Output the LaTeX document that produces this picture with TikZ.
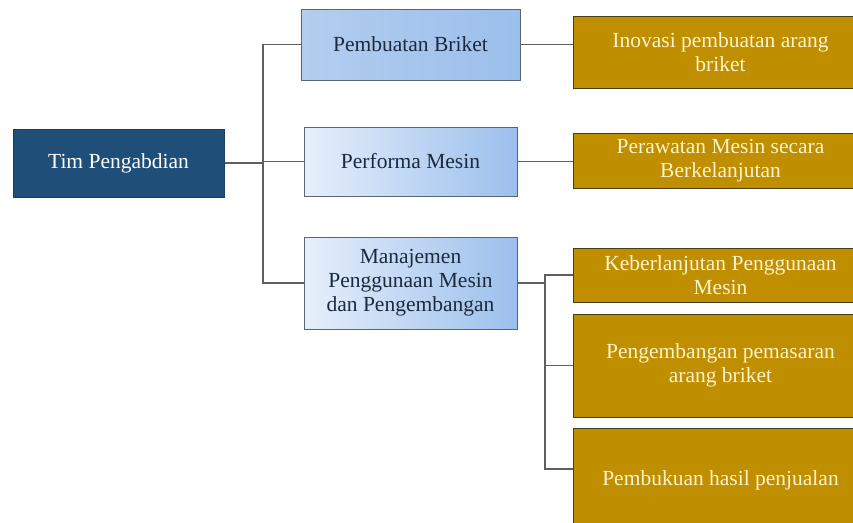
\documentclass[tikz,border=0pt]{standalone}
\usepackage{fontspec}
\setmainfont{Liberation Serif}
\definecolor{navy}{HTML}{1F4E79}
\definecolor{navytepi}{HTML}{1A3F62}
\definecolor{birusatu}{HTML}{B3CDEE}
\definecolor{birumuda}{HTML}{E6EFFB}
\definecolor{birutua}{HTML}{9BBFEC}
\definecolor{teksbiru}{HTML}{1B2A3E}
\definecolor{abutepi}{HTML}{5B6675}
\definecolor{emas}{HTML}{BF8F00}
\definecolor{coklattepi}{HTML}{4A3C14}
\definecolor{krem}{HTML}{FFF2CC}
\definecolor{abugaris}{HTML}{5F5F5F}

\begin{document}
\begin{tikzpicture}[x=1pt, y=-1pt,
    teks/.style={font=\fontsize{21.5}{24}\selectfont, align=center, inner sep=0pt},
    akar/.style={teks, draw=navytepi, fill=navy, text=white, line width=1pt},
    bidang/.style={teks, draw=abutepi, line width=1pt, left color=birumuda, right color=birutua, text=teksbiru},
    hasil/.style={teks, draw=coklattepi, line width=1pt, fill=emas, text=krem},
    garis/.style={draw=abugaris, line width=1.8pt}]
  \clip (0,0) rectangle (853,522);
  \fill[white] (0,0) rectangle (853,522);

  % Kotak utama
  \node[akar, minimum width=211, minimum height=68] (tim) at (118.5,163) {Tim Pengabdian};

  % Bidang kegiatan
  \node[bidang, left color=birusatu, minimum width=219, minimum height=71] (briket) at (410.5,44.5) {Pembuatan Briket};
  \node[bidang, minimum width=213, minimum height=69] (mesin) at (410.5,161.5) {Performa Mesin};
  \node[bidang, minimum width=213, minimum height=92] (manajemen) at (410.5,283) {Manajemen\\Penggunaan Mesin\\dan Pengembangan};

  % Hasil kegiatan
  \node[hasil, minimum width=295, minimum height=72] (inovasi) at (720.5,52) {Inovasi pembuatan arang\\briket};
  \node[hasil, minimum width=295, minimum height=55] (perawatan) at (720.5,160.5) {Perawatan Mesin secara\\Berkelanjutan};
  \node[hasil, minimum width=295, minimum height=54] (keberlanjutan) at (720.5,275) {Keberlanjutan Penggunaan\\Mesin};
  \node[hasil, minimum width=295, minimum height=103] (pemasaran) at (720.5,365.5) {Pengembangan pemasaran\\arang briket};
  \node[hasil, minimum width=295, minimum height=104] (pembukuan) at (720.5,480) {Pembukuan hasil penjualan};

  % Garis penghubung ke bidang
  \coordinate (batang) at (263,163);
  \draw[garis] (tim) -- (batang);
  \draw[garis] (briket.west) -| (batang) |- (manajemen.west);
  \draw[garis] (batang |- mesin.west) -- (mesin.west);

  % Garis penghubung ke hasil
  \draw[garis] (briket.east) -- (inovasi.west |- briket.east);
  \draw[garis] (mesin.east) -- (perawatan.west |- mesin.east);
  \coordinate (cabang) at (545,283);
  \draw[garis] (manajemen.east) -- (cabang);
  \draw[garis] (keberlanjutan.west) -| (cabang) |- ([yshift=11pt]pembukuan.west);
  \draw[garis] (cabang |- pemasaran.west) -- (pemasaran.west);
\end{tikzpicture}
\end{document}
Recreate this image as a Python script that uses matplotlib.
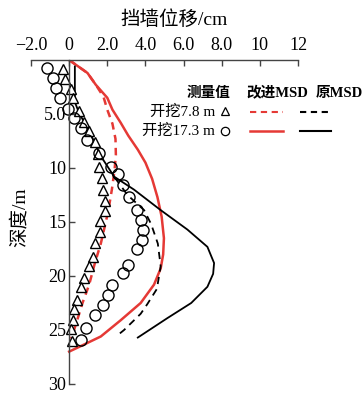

▶ [WHAT THIS TASK INVOLVES] Reproduce the entries above word for word. Pictures stay out.

▶ [TASK RESULT]
Output the LaTeX document that produces this picture with TikZ.
\documentclass[tikz,border=0pt]{standalone}
\usepackage{fontspec}
\setmainfont{Liberation Serif}
\definecolor{navy}{HTML}{1F4E79}
\definecolor{navytepi}{HTML}{1A3F62}
\definecolor{birusatu}{HTML}{B3CDEE}
\definecolor{birumuda}{HTML}{E6EFFB}
\definecolor{birutua}{HTML}{9BBFEC}
\definecolor{teksbiru}{HTML}{1B2A3E}
\definecolor{abutepi}{HTML}{5B6675}
\definecolor{emas}{HTML}{BF8F00}
\definecolor{coklattepi}{HTML}{4A3C14}
\definecolor{krem}{HTML}{FFF2CC}
\definecolor{abugaris}{HTML}{5F5F5F}

\begin{document}
\begin{tikzpicture}[x=1pt, y=-1pt,
    teks/.style={font=\fontsize{21.5}{24}\selectfont, align=center, inner sep=0pt},
    akar/.style={teks, draw=navytepi, fill=navy, text=white, line width=1pt},
    bidang/.style={teks, draw=abutepi, line width=1pt, left color=birumuda, right color=birutua, text=teksbiru},
    hasil/.style={teks, draw=coklattepi, line width=1pt, fill=emas, text=krem},
    garis/.style={draw=abugaris, line width=1.8pt}]
  \clip (0,0) rectangle (853,522);
  \fill[white] (0,0) rectangle (853,522);

  % Kotak utama
  \node[akar, minimum width=211, minimum height=68] (tim) at (118.5,163) {Tim Pengabdian};

  % Bidang kegiatan
  \node[bidang, left color=birusatu, minimum width=219, minimum height=71] (briket) at (410.5,44.5) {Pembuatan Briket};
  \node[bidang, minimum width=213, minimum height=69] (mesin) at (410.5,161.5) {Performa Mesin};
  \node[bidang, minimum width=213, minimum height=92] (manajemen) at (410.5,283) {Manajemen\\Penggunaan Mesin\\dan Pengembangan};

  % Hasil kegiatan
  \node[hasil, minimum width=295, minimum height=72] (inovasi) at (720.5,52) {Inovasi pembuatan arang\\briket};
  \node[hasil, minimum width=295, minimum height=55] (perawatan) at (720.5,160.5) {Perawatan Mesin secara\\Berkelanjutan};
  \node[hasil, minimum width=295, minimum height=54] (keberlanjutan) at (720.5,275) {Keberlanjutan Penggunaan\\Mesin};
  \node[hasil, minimum width=295, minimum height=103] (pemasaran) at (720.5,365.5) {Pengembangan pemasaran\\arang briket};
  \node[hasil, minimum width=295, minimum height=104] (pembukuan) at (720.5,480) {Pembukuan hasil penjualan};

  % Garis penghubung ke bidang
  \coordinate (batang) at (263,163);
  \draw[garis] (tim) -- (batang);
  \draw[garis] (briket.west) -| (batang) |- (manajemen.west);
  \draw[garis] (batang |- mesin.west) -- (mesin.west);

  % Garis penghubung ke hasil
  \draw[garis] (briket.east) -- (inovasi.west |- briket.east);
  \draw[garis] (mesin.east) -- (perawatan.west |- mesin.east);
  \coordinate (cabang) at (545,283);
  \draw[garis] (manajemen.east) -- (cabang);
  \draw[garis] (keberlanjutan.west) -| (cabang) |- ([yshift=11pt]pembukuan.west);
  \draw[garis] (cabang |- pemasaran.west) -- (pemasaran.west);
\end{tikzpicture}
\end{document}
Recreate this image as a Python script that uses matplotlib.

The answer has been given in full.